Os cientistas devem informar ou comunicar?
Dominique Wolton - Atualmente, informar não basta para comunicar. Vimos isso com a polêmica sobre as performances da pesquisa francesa (Le Monde de 16 e 23 de janeiro): os cientistas devem também se preocupar com a maneira como a sua atividade é percebida.
Os pesquisadores estão presos a duas exigências: de um lado, repensar sua relação com a sociedade, integrando a demanda social, mas também o impacto social de seus trabalhos; de outro, lutar para conservar sua autonomia e não se deixar instrumentalizar pela sociedade.
Outra contradição: eles produzem conhecimentos que eles querem que estejam acessíveis a todos, mas esses mesmos conhecimentos estão no centro da riqueza e da economia, portanto, são fontes de novas desigualdades. Isso coloca o problema do acesso aos recursos, da proteção dos dados, das indústrias do conhecimento... Questões eminentemente políticas.
Já existe no CNRS um departamento de ciências e tecnologias da informação. Em que você se inspira naquele?
Dominique Wolton - A grande ilusão é reduzir a comunicação à sua dimensão técnica. Acreditamos que a Internet, os computadores portáteis, as redes, e, antes, a televisão e o rádio, significavam o surgimento da aldeia global, em oposição à torre de Babel onde os homens são separados pelas barreiras lingüísticas. A realidade é bem outra. Quanto mais a comunicação é instantânea, mais se manifesta a falta de comunicação. O fim das distâncias físicas não aproxima os homens, mas revela a amplitude das diferenças culturais. Ela faz aparecer, mais do que nunca, que o Outro é diferente de Mim.
Na realidade, há duas filosofias da comunicação.
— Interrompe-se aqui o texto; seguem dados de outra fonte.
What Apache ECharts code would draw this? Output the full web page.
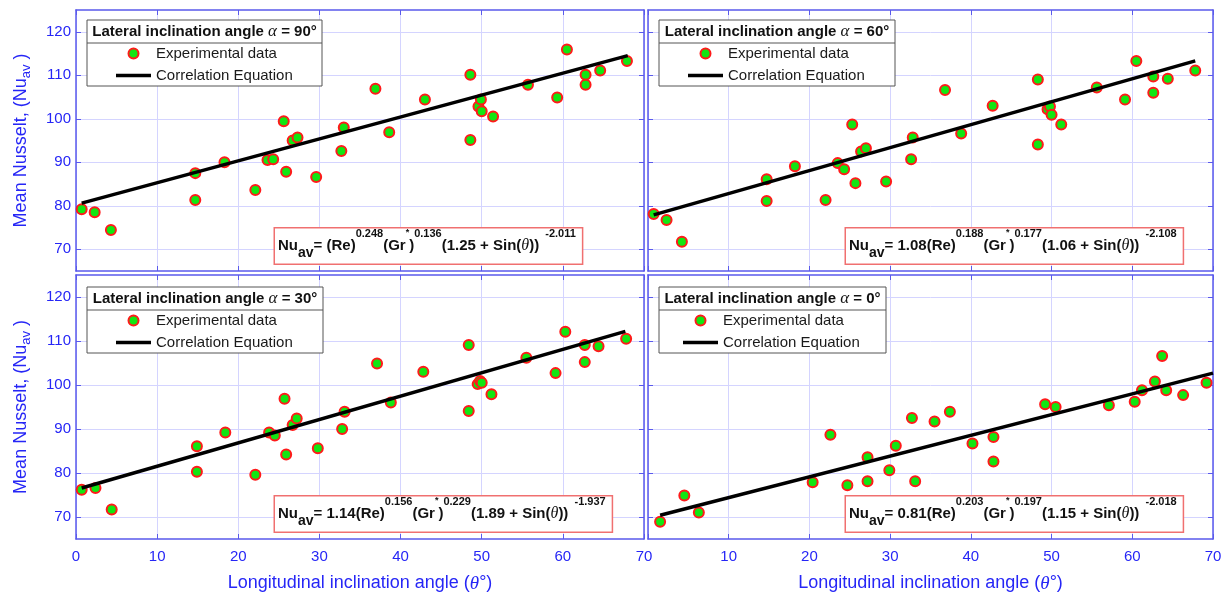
<!DOCTYPE html>
<html><head><meta charset="utf-8">
<script src="https://cdn.jsdelivr.net/npm/echarts@6/dist/echarts.min.js"></script>
<style>html,body{margin:0;padding:0;background:#fff}#c{width:1226px;height:596px}</style>
</head><body><div id="c"></div>
<script>
// ---------- data ----------
const xTicks = [0, 10, 20, 30, 40, 50, 60, 70];
const yTicks = [70, 80, 90, 100, 110, 120];

const exp90 = [[0.7,79.2],[2.3,78.5],[4.3,74.4],[14.7,87.5],[14.7,81.3],[18.3,90.0],[22.1,83.6],[23.6,90.5],[24.3,90.7],[25.6,99.4],[25.9,87.8],[26.7,95.0],[27.3,95.7],[29.6,86.6],[32.7,92.6],[33.0,98.0],[36.9,106.9],[38.6,96.9],[43.0,104.4],[48.6,110.1],[48.6,95.1],[49.6,102.8],[49.9,104.4],[50.0,101.7],[51.4,100.5],[55.7,107.8],[59.3,104.9],[60.5,115.9],[62.8,110.1],[62.8,107.8],[64.6,111.1],[67.9,113.3]];
const fit90 = [[0.7,80.6],[68.0,114.5]];

const exp60 = [[0.7,78.1],[2.3,76.7],[4.2,71.7],[14.7,86.1],[14.7,81.1],[18.2,89.1],[22.0,81.3],[23.5,89.8],[24.3,88.4],[25.3,98.7],[25.7,85.2],[26.4,92.5],[27.0,93.2],[29.5,85.6],[32.6,90.7],[32.8,95.7],[36.8,106.6],[38.8,96.6],[42.7,103.0],[48.3,109.0],[48.3,94.1],[49.5,102.2],[49.8,102.8],[50.0,100.9],[51.2,98.7],[55.6,107.2],[59.1,104.4],[60.5,113.3],[62.6,109.7],[62.6,106.0],[64.4,109.2],[67.8,111.1]];
const fit60 = [[0.7,77.9],[67.8,113.3]];

const exp30 = [[0.7,76.2],[2.4,76.6],[4.4,71.7],[14.9,86.1],[14.9,80.3],[18.4,89.2],[22.1,79.6],[23.8,89.2],[24.5,88.5],[25.7,96.9],[25.9,84.2],[26.7,90.9],[27.2,92.4],[29.8,85.6],[32.8,90.0],[33.1,93.9],[37.1,104.9],[38.8,96.0],[42.8,103.0],[48.4,109.1],[48.4,94.1],[49.5,100.2],[49.8,100.9],[50.0,100.5],[51.2,97.9],[55.5,106.2],[59.1,102.7],[60.3,112.1],[62.7,109.1],[62.7,105.2],[64.4,108.8],[67.8,110.5]];
const fit30 = [[0.7,76.6],[67.7,112.2]];

const exp0 = [[1.5,68.9],[4.5,74.9],[6.3,71.0],[20.4,77.9],[22.6,88.7],[24.7,77.2],[27.2,83.6],[27.2,78.1],[29.9,80.6],[30.7,86.2],[32.7,92.5],[33.1,78.1],[35.5,91.7],[37.4,93.9],[40.2,86.7],[42.8,88.2],[42.8,82.6],[49.2,95.6],[50.5,95.0],[57.1,95.4],[60.3,96.2],[61.2,98.8],[62.8,100.8],[63.7,106.6],[64.2,98.8],[66.3,97.7],[69.2,100.5]];
const fit0 = [[1.5,70.4],[70.0,102.7]];

const alphaLabels = ['90°', '60°', '30°', '0°'];
const eqCoef = ['', '1.08', '1.14', '0.81'];
const eqReExp = ['0.248', '0.188', '0.156', '0.203'];
const eqGrExp = ['0.136', '0.177', '0.229', '0.197'];
const eqConst = ['1.25', '1.06', '1.89', '1.15'];
const eqOuterExp = ['-2.011', '-2.108', '-1.937', '-2.018'];
const seriesNames = ['Experimental data', 'Correlation Equation'];
const xTitle = 'Longitudinal inclination angle';
const yTitle = 'Mean Nusselt, (Nu';

// ---------- layout / style ----------
const expSets = [exp90, exp60, exp30, exp0];
const fitSets = [fit90, fit60, fit30, fit0];
const F = "'Liberation Sans', Arial, Helvetica, sans-serif";
const SERIF = "'Liberation Serif', 'DejaVu Serif', serif";
const AX = '#5a5aec';
const LBL = '#2626f6';
const GRIDC = '#d4d4ff';
const grids = [
  {left: 76, top: 10, width: 568, height: 261},
  {left: 648, top: 10, width: 565, height: 261},
  {left: 76, top: 275, width: 568, height: 264},
  {left: 648, top: 275, width: 565, height: 264}
];
const legBox = [
  {x: 87, y: 20, w: 235, h: 66, sep: 43},
  {x: 659, y: 20, w: 236, h: 66, sep: 43},
  {x: 87, y: 287, w: 236, h: 66, sep: 310},
  {x: 659, y: 287, w: 227, h: 66, sep: 310}
];
const legItemsPos = [
  {left: 116, top: 46},
  {left: 688, top: 46},
  {left: 116, top: 313},
  {left: 683, top: 313}
];
const eqPos = [
  {x: 275, y: 246}, {x: 846, y: 246}, {x: 275, y: 514}, {x: 846, y: 514}
];

const xAxes = [], yAxes = [], series = [], legends = [], graphics = [];

for (let p = 0; p < 4; p++) {
  const bottom = p >= 2, left = (p % 2 === 0);
  xAxes.push({
    type: 'value', gridIndex: p, min: 0, max: 70, interval: 10, position: 'bottom',
    axisLine: {show: true, onZero: false, lineStyle: {color: AX, width: 1.5}},
    axisTick: {show: true, inside: true, length: 5, lineStyle: {color: AX, width: 1}},
    axisLabel: {show: bottom, color: LBL, fontSize: 15, fontFamily: F, margin: 10,
      customValues: p === 3 ? xTicks.slice(1) : xTicks},
    splitLine: {show: true, lineStyle: {color: GRIDC, width: 1}},
    name: bottom ? '{n|' + xTitle + ' (}{t|θ}{n|°)}' : '',
    nameLocation: 'middle', nameGap: 35,
    nameTextStyle: {color: LBL, fontSize: 18, fontFamily: F,
      rich: {n: {color: LBL, fontSize: 18, fontFamily: F},
             t: {color: LBL, fontSize: 19, fontFamily: SERIF, fontStyle: 'italic'}}}
  });
  yAxes.push({
    type: 'value', gridIndex: p, min: 65, max: 125, position: 'left',
    axisLine: {show: true, onZero: false, lineStyle: {color: AX, width: 1.5}},
    axisTick: {show: true, inside: true, length: 5, customValues: yTicks, lineStyle: {color: AX, width: 1}},
    axisLabel: {show: left, color: LBL, fontSize: 15, fontFamily: F, margin: 5, customValues: yTicks},
    splitLine: {show: true, lineStyle: {color: GRIDC, width: 1}},
    name: left ? '{n|' + yTitle + '}{s|av}{n| )}' : '',
    nameLocation: 'middle', nameGap: 43, nameRotate: 90,
    nameTextStyle: {color: LBL, fontSize: 18, fontFamily: F,
      rich: {n: {color: LBL, fontSize: 18, fontFamily: F, lineHeight: 24},
             s: {color: LBL, fontSize: 13, fontFamily: F, lineHeight: 12, verticalAlign: 'bottom'}}}
  });
}
for (let p = 0; p < 4; p++) {
  xAxes.push({
    type: 'value', gridIndex: p, min: 0, max: 70, interval: 10, position: 'top',
    axisLine: {show: true, onZero: false, lineStyle: {color: AX, width: 1.5}},
    axisTick: {show: true, inside: true, length: 5, lineStyle: {color: AX, width: 1}},
    axisLabel: {show: false}, splitLine: {show: false}
  });
  yAxes.push({
    type: 'value', gridIndex: p, min: 65, max: 125, position: 'right',
    axisLine: {show: true, onZero: false, lineStyle: {color: AX, width: 1.5}},
    axisTick: {show: true, inside: true, length: 5, customValues: yTicks, lineStyle: {color: AX, width: 1}},
    axisLabel: {show: false}, splitLine: {show: false}
  });
}

for (let p = 0; p < 4; p++) {
  series.push({
    name: seriesNames[0], type: 'scatter', xAxisIndex: p, yAxisIndex: p,
    data: expSets[p], symbol: 'circle', symbolSize: 10, z: 3,
    itemStyle: {color: '#12e612', borderColor: '#ff1a1a', borderWidth: 2, opacity: 1}
  });
  series.push({
    name: seriesNames[1], type: 'line', xAxisIndex: p, yAxisIndex: p,
    data: fitSets[p], symbol: 'none', z: 4, color: '#000',
    lineStyle: {color: '#000', width: 3.5}
  });

  legends.push({
    data: [{name: seriesNames[0], icon: 'circle'},
           {name: seriesNames[1], icon: 'path://M0 0H35V3.5H0Z'}],
    orient: 'vertical', left: legItemsPos[p].left, top: legItemsPos[p].top,
    itemWidth: 35, itemHeight: 10, itemGap: 7, padding: 0, z: 60,
    selectedMode: false,
    textStyle: {fontSize: 15, color: '#1a1a1a', fontFamily: F}
  });

  const b = legBox[p];
  graphics.push({type: 'rect', z: 50, shape: {x: b.x, y: b.y, width: b.w, height: b.h},
    style: {fill: '#fff', stroke: '#555', lineWidth: 1}});
  graphics.push({type: 'line', z: 51, shape: {x1: b.x, y1: b.sep, x2: b.x + b.w, y2: b.sep},
    style: {stroke: '#555', lineWidth: 1}});
  graphics.push({type: 'text', z: 52, x: b.x + b.w / 2, y: (b.y + b.sep) / 2 + 0.5,
    style: {text: '{b|Lateral inclination angle }{a|α}{b| = ' + alphaLabels[p] + '}',
      align: 'center', verticalAlign: 'middle',
      rich: {b: {fontFamily: F, fontSize: 15, fontWeight: 'bold', fill: '#111', lineHeight: 20},
             a: {fontFamily: SERIF, fontSize: 17, fontStyle: 'italic', fill: '#111', lineHeight: 20}}}});

  const e = eqPos[p];
  graphics.push({type: 'text', z: 52, x: e.x, y: e.y,
    style: {
      text: '{b|Nu}{sub|av}{b|= ' + eqCoef[p] + '(Re)}{sup|' + eqReExp[p] + '}{b|(Gr}{star|*}{b|)}{sup|' +
            eqGrExp[p] + '}{b|(' + eqConst[p] + ' + Sin(}{th|θ}{b|))}{sup|  ' + eqOuterExp[p] + '}',
      align: 'left', verticalAlign: 'middle',
      backgroundColor: '#fff', borderColor: '#f07070', borderWidth: 1.5, padding: [0, 6, 0, 3],
      rich: {
        b: {fontFamily: F, fontSize: 15, fontWeight: 'bold', fill: '#111', lineHeight: 35},
        sub: {fontFamily: F, fontSize: 14, fontWeight: 'bold', fill: '#111', verticalAlign: 'middle', padding: [15, 0, 0, 0]},
        sup: {fontFamily: F, fontSize: 11, fontWeight: 'bold', fill: '#111', lineHeight: 14, verticalAlign: 'top'},
        star: {fontFamily: F, fontSize: 9, fontWeight: 'bold', fill: '#111', lineHeight: 14, verticalAlign: 'top'},
        th: {fontFamily: SERIF, fontSize: 16, fontStyle: 'italic', fill: '#111', lineHeight: 35}
      }
    }});
}

const chart = echarts.init(document.getElementById('c'), null, {renderer: 'canvas'});
chart.setOption({
  animation: false,
  backgroundColor: '#fff',
  grid: grids,
  xAxis: xAxes,
  yAxis: yAxes,
  legend: legends,
  series: series,
  graphic: {elements: graphics}
});
</script></body></html>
Aquela que privilegia a técnica, e conseqüentemente a economia. Aquela que privilegia o homem, e conseqüentemente a política. Colocam-se as seguintes opções: ou se matam mutuamente ou coabitam. É por essa razão que a comunicação está sempre do lado da democracia.
Você gostaria de se apoiar sobre as comunidades lingüísticas. Por que?
Dominique Wolton - As áreas lingüísticas são amortecedores da violência mundial. Quando se fala a mesma língua, ultrapassa-se mais facilmente os conflitos culturais, religiosos, societais... para aprender a viver juntos. Comunicar é menos partilhar que respeitar as diferenças.